Immediately following PDM was Camp ALMA (Leadership Activities for Adolescent Women, also an acronym for “soul”), run by all the Volunteers in Piura. Rachel and I sent four girls from Santo Domingo between the ages and 13 and 15. This was a much more positive experience, but I was still tired from PDM and sickness. The fact of the matter is I am no longer used to having to do one thing for 8+ hours a day. That’s just not the way Peace Corps life rolls; there might be work to get done, but it can generally get done in four or fewer hours per day. I’ll have to get re-used that sometime in the next 15 months, though, as I hear there are these things called “jobs” that real people have in which staying in one place for 8 hours is quite encouraged. ALMA really was cool, though. My favorite part was the panel of “successful women” who talked about their life experiences, their relationships with their parents and husbands, etc. The girls got into it and asked a lot of questions. In some ways, it wasn’t so different from being a camp counselor for teenage girls in Michigan four years ago. One girl from my site, in playing the icebreaker “Two Truths and a Lie,” said as her statements:
- I am Peruvian.
- I am from the sierra.
- I am happy.
Clearly, the girls assumed she was not from the sierra. No, no, that was not the case, Santo Domingo is quite Andean. Was she somehow Chilean? Ecuadorian? No, no, Peruvian born and raised. Hm. When prodded by a bewildered Volunteer group leader, she said her dad was leaving, among other things. I will try to make a point to talk to this girl whenever I see her from now on. Another one of our girls was a mildly pathological liar. Unless, of course, she really does have a liver condition which inhibits her from drinking water for which she is soon going to New York for an operation. It was interesting to see the girls first in their hometown and then be their camp counselor. It was a perspective you don’t normally get. I got to see how different girls responded to the “small fish big pond” turnaround once they got to the camp. In the end, though, in reading the evaluations, I got to see how much the girls had enjoyed it. One girl wrote under the question “What was your least favorite part of ALMA,” “just that it had to end.”

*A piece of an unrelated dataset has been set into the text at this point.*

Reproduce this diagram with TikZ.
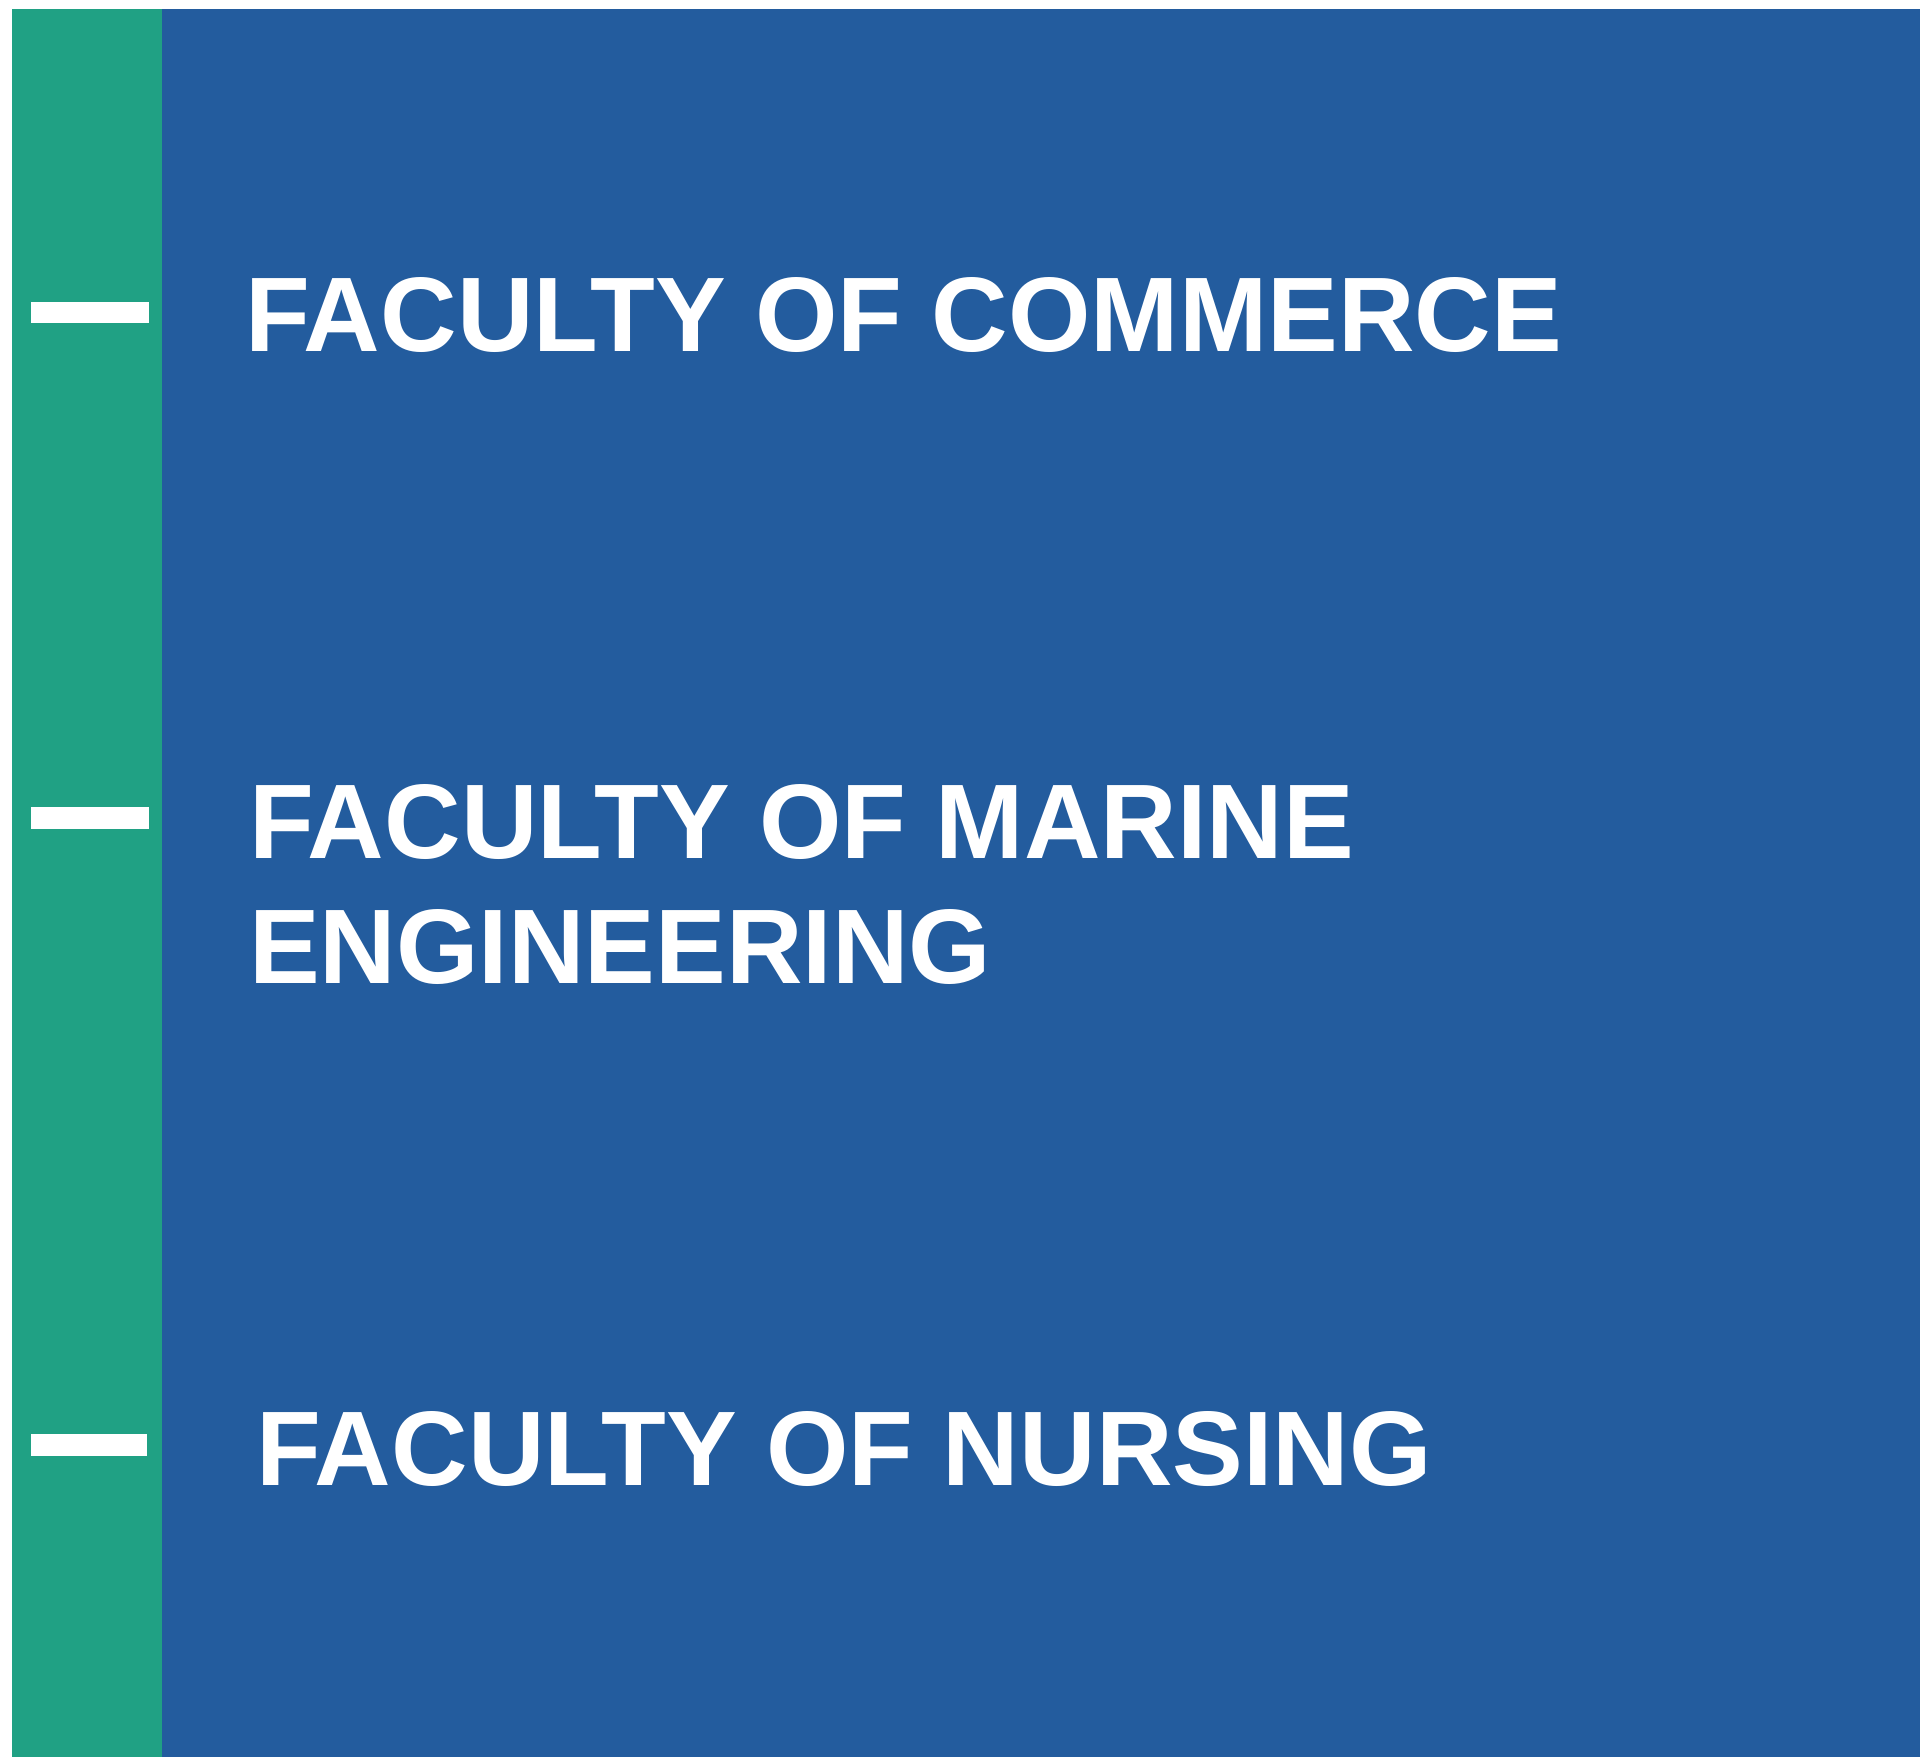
\documentclass[tikz,border=0pt]{standalone}
\usepackage{fontspec}
\setmainfont{Liberation Sans}
\definecolor{panelgreen}{RGB}{32,161,132}
\definecolor{panelblue}{RGB}{35,92,158}
\tikzset{
  label/.style={anchor=base west, inner sep=0pt, outer sep=0pt, text=white,
    font=\fontsize{106}{125}\selectfont\bfseries, align=left},
  tick/.style={fill=white},
}
\begin{document}
\begin{tikzpicture}[x=1pt,y=-1pt]
\useasboundingbox (0,0) rectangle (1920,1757);
\fill[white] (0,0) rectangle (1920,1757);
\fill[panelgreen] (12,9) rectangle (162,1757);
\fill[panelblue] (162,9) rectangle (1920,1757);
\fill[tick] (31,302) rectangle (149,323);
\fill[tick] (31,807) rectangle (149,829);
\fill[tick] (31,1434) rectangle (147,1456);
\node[label] (commerce) at (245,351) {FACULTY OF COMMERCE};
\node[label] (marine) at (249,983) {FACULTY OF MARINE\\ENGINEERING};
\node[label] (nursing) at (256,1485) {FACULTY OF NURSING};
\end{tikzpicture}
\end{document}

One great thing about both PDM and ALMA was getting to spend time with Volunteers I don’t normally get to see, including my own boyfriend (at PDM, anyway). Volunteer friendships often get sort of poo-pooed by Peace Corps, under the premise that they are a distraction from building relationships with Peruvians, an excuse to speak English and spend more time in the capital city, etc. I maintain that friendships with other Volunteers are one of the few things that keep me sane and healthy (along with corn flakes with bananas for breakfast), and I know a lot of Volunteers feel this way. It’s rare in your life to have friends that are so in tune with exactly what you are going through in almost every aspect of your life. Or to have friends who will let you live on top of them during construction at your house and respond to your demands of Scrabble games, snacks, or television on DVD. Still grateful, Rachel.